1
Habit Anchoring
Anchor walking to an existing daily moment, not a new time slot.
The strongest habits are paired with existing behaviours. Instead of "I'll walk at 6am," use "After I have morning tea, I walk." This neural pairing makes the walk automatic—part of the sequence.
Your application: Identify 3 daily moments: after breakfast, lunch break, after work. Which pairs most naturally with a walk? Start with one anchor.
Science note: BJ Fogg's research shows tiny habits stick when attached to existing routines. The existing behaviour becomes the trigger.
2
Environment Design
Shape your environment to make walking the path of least resistance.
Your routes matter more than your willpower. A beautiful route you love is walked; an uninspiring loop is skipped. Spend time designing 2–3 routes for different conditions, moods, and weather.
Your application: Scout routes near your anchor points. Good weather route? Rainy-day route? Scenic surprise route? Familiarity breeds consistency.
Science note: Environmental cues trigger behaviour. A familiar, attractive route cues the walk without requiring motivation.
3
Progress Tracking
Make your walking visible through simple, meaningful metrics.

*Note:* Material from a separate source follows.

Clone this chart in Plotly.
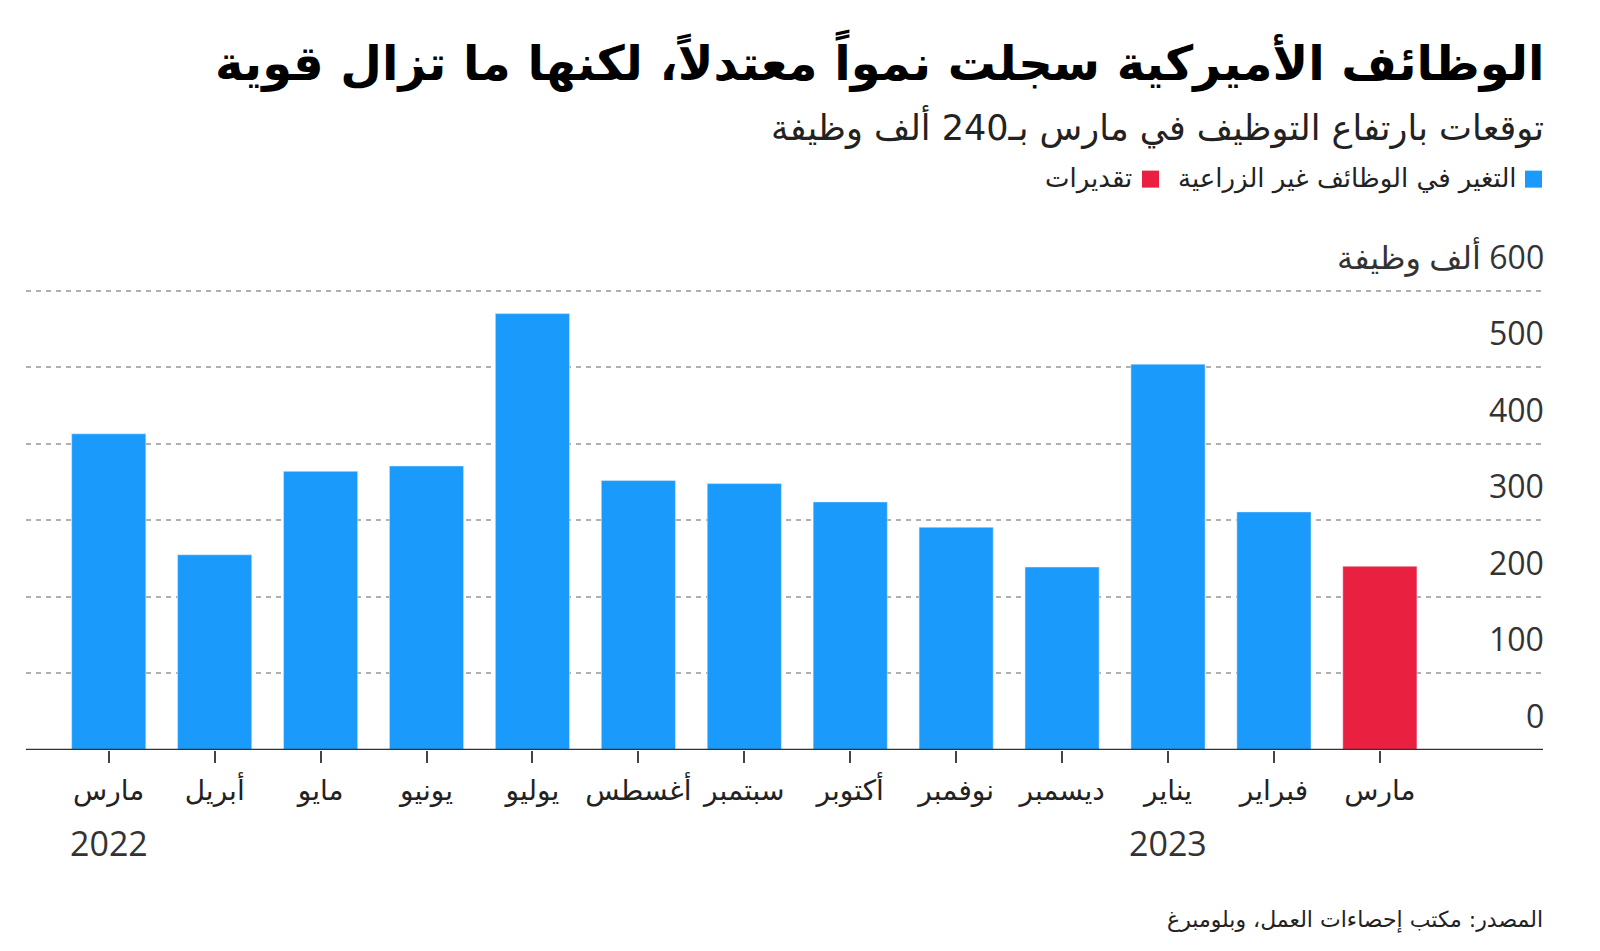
import plotly.graph_objects as go

months = ["مارس", "أبريل", "مايو", "يونيو", "يوليو", "أغسطس", "سبتمبر",
          "أكتوبر", "نوفمبر", "ديسمبر", "يناير", "فبراير", "مارس"]
actual_values = [413, 255, 364, 371, 570, 352, 348, 324, 291, 239, 504, 311, None]
estimate_values = [None] * 12 + [240]
year_labels = ["2022", "2023"]
year_positions = [0, 10]
y_ticks = [0, 100, 200, 300, 400, 500, 600]

RTL = lambda s: "\u202B" + s + "\u202C"

BLUE = "#1a9bfb"
RED = "#ea2040"
FONT = "Open Sans, DejaVu Sans, sans-serif"
AR_FONT = "DejaVu Sans, sans-serif"

x = list(range(len(months)))

# page body has an 8px margin: work in screen pixels and convert
OFF = 8
L_s, R_s = 26, 1543          # plot left/right on screen
T_s, B_s = 283.3, 750        # plot top/bottom on screen
L, R, T, B = L_s - OFF, R_s - OFF, T_s - OFF, B_s - OFF


def px_x(sx):
    return (sx - OFF - L) / (R - L)


def px_y(sy):
    return (B - (sy - OFF)) / (B - T)


fig = go.Figure()
fig.add_trace(go.Bar(x=x, y=actual_values, marker_color=BLUE, width=0.70,
                     name="التغير في الوظائف غير الزراعية", showlegend=False))
fig.add_trace(go.Bar(x=x, y=estimate_values, marker_color=RED, width=0.70,
                     name="تقديرات", showlegend=False))

fig.update_layout(
    width=1600, height=951,
    margin=dict(l=L, r=1600 - R, t=T, b=951 - B, pad=0),
    paper_bgcolor="white", plot_bgcolor="white",
    barmode="overlay",
    font=dict(family=FONT, color="#222"),
    xaxis=dict(range=[-0.781, 13.54], tickvals=x, ticktext=months,
               showgrid=False, zeroline=False, showline=False,
               ticks="outside", ticklen=12, tickwidth=1.5, tickcolor="#444",
               ticklabelstandoff=3,
               tickfont=dict(family=AR_FONT, size=28, color="#222"),
               fixedrange=True),
    yaxis=dict(range=[0, 610], tickvals=y_ticks[1:], showticklabels=False,
               showgrid=True, gridcolor="#b0b0b0", gridwidth=2, griddash="5px,5px",
               zeroline=False, showline=False, fixedrange=True),
)

# baseline
fig.add_shape(type="line", xref="paper", yref="y", x0=0, x1=1, y0=0, y1=0,
              line=dict(color="#333", width=2.5), layer="above")

# y labels above gridlines on the right
for v in y_ticks:
    txt = str(v) if v != 600 else RTL("600 ألف وظيفة")
    fig.add_annotation(xref="paper", yref="y", x=px_x(1546), y=v, text=txt,
                       xanchor="right", yanchor="bottom", yshift=11, showarrow=False,
                       font=dict(family=FONT, size=32, color="#333"))

# years
for lbl, pos in zip(year_labels, year_positions):
    fig.add_annotation(xref="x", yref="paper", x=pos, y=px_y(843), text=lbl,
                       xanchor="center", yanchor="middle", showarrow=False,
                       font=dict(family=FONT, size=34, color="#333"))

# title / subtitle
fig.add_annotation(xref="paper", yref="paper", x=px_x(1546), y=px_y(61),
                   text="<b>" + RTL("الوظائف الأميركية سجلت نمواً معتدلاً، لكنها ما تزال قوية") + "</b>",
                   xanchor="right", yanchor="middle", showarrow=False,
                   font=dict(family=AR_FONT, size=48, color="#000"))
fig.add_annotation(xref="paper", yref="paper", x=px_x(1546), y=px_y(127),
                   text=RTL("توقعات بارتفاع التوظيف في مارس بـ240 ألف وظيفة"),
                   xanchor="right", yanchor="middle", showarrow=False,
                   font=dict(family=AR_FONT, size=35, color="#222"))

# legend (RTL, built manually)
for sx0, sx1, col in [(1525, 1542, BLUE), (1142, 1159, RED)]:
    fig.add_shape(type="rect", xref="paper", yref="paper",
                  x0=px_x(sx0), x1=px_x(sx1), y0=px_y(188), y1=px_y(171),
                  fillcolor=col, line=dict(width=0))
for sx, txt in [(1519, "التغير في الوظائف غير الزراعية"), (1134, "تقديرات")]:
    fig.add_annotation(xref="paper", yref="paper", x=px_x(sx), y=px_y(179),
                       text=RTL(txt), xanchor="right", yanchor="middle",
                       showarrow=False, font=dict(family=AR_FONT, size=26, color="#222"))

# source
fig.add_annotation(xref="paper", yref="paper", x=px_x(1545), y=px_y(920),
                   text=RTL("المصدر: مكتب إحصاءات العمل، وبلومبرغ"), xanchor="right", yanchor="middle",
                   showarrow=False, font=dict(family=AR_FONT, size=22, color="#222"))

fig.write_html("out.html", config={"displayModeBar": False})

What gets measured gets managed. Tracking—calendar marks, step counts, route notes—keeps you engaged and shows progress. It doesn't have to be high-tech. Paper works as well as apps.
Your application: Choose one tracking method: calendar, app, notebook, or photo log. Track daily for 4 weeks. Notice the motivation boost from visible streaks.
Science note: Visibility of progress (streaks, counts) activates reward centres and reinforces the behaviour. Gamification through tracking, not external rewards.
4
Identity Shift
Move from "I should walk" to "I walk"—identity integration.
Early habit motivation is external: a programme, a goal, willpower. Lasting habits shift to identity: "I'm a walker." This identity-based motivation sustains decades longer than external motivation.
Your application: After 4–6 weeks of consistency, notice the shift. You're no longer forcing walks; they're part of who you are. Reinforce this identity in small ways (walking shoes by the door, a favourite route nickname).
Science note: Identity-based habits (from James Clear) are the most resilient. Moving from behaviour to identity is the path to habit permanence.